If I have records of conversations between a social worker and a client, and I want the assistant to generate a case report based on our social worker’s report format (including important points and content) and the mental status examination guideline, do the assistant instructions need to be this detailed, consuming many tokens?

Thank you


The user will provide you with records of conversations between a social worker and a client. “Q:” represents the social worker’s questions; “A:” represents the client’s answers. You need to write the client’s case report based on the conversation record. Before writing, you must read and understand the conversation record completely.

Refer to the following materials to write the case report:

  • Summary Guideline: file-1
  • Mental Status Examination Guideline: file-2
  • Use Vector Store: vs_(file-1 + file-2 automatically produced by assistant)

When writing the case report, pay special attention to:

  1. Follow the format and evaluation criteria outlined in the summary guideline.
  2. Refer to the mental status examination guideline for the mental status examination section.
  3. The summary should not contain unnecessary footnotes or markers, only plain text.

The limit of 4096 that you might be referring to is the maximum response length that you will get back from the model.

gpt-3.5-turbo models have a context length of 16k tokens, and gpt-4-turbo, 125k, giving you lots of room to pay for more input for each call. A typical response reservation setting subtracted from that context length is max_tokens: 2000.

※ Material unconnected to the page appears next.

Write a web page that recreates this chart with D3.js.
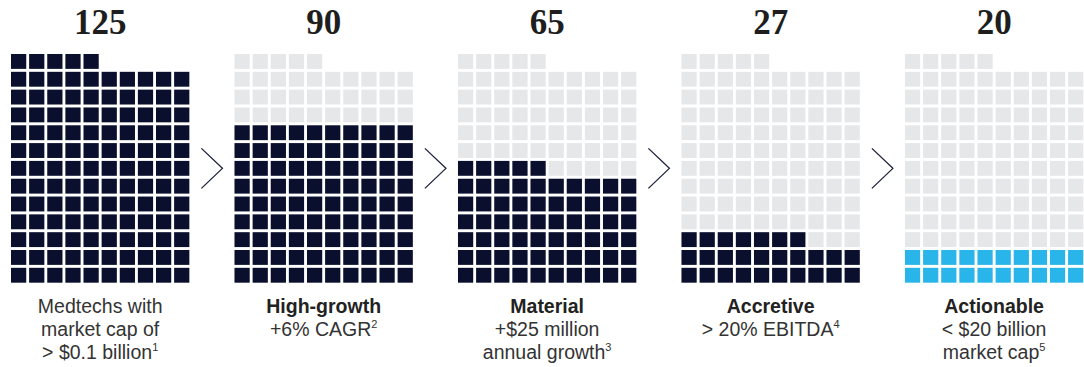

Thank you very much for your response. So, you mean that the 4096 token limit is the upper limit for the OpenAI assistant’s response, and it does not include the tokens from my question and instructions???

Could you please explain what this sentence means? I don’t quite understand it:
“A typical response reservation setting subtracted from that context length is max_tokens: 2000”

Does it mean that the default upper limit for the assistant’s response is 2000 tokens? How can I set it so that the assistant answers as fully as possible?

Thank you.

First, some clarifying background: The context window length is a shared memory space for both loading the AI with prompt and context input, and for the AI to follow that with its own language generation. It is measured in encoded tokens of AI language.

max_tokens is a chat completion parameter for setting the maximum size of the response that you will get from the AI before it is cut off or truncated, with finish_reason reported as “length” instead of “stop”. The maximum the parameter can be set to with new models is 4096 (tokens) due to an artificial limitation by OpenAI, but the AI will rarely write that much due to its training, anyway, so setting it lower can reduce the expense if the AI goes nuts writing looping nonsense.

The AI model doesn’t know how this parameter is set. The length of output response will be by innate behavior (to curtail output length) and the prompting that you do.

If you do not set a max_tokens parameter, then the maximum response is the entire remaining context length - or that 4k limitation. If you do not set it, there is also no space reserved solely for forming a response (or reporting an error if you use all the context just on input). You can send 15.75k tokens of input to gpt-3.5-turbo’s 16k, and only have 250 tokens remaining for a response.

In assistants, you have little control of tokens input by tools or output - it is tuned for maximum expense. The one control now available will simply abort and produce an error after you’ve already been paying for the agent to make internal calls that grew to excess.

Thank you for your response.

To be honest, I might still not fully understand it. However, regarding the assistant file search function, I have two markdown formatted knowledge files to give the assistant for something like RAG.

One is the primary case report format file (about 1500 tokens).
The other is the detailed guideline for the mental status examination section within the case report (about 4000 tokens).

As shown in my original attached image, if I can set the chunk size and chunk overlap parameters, what would be the best settings for my situation? Should I stick with the default settings of 800 and 400?

Thank you.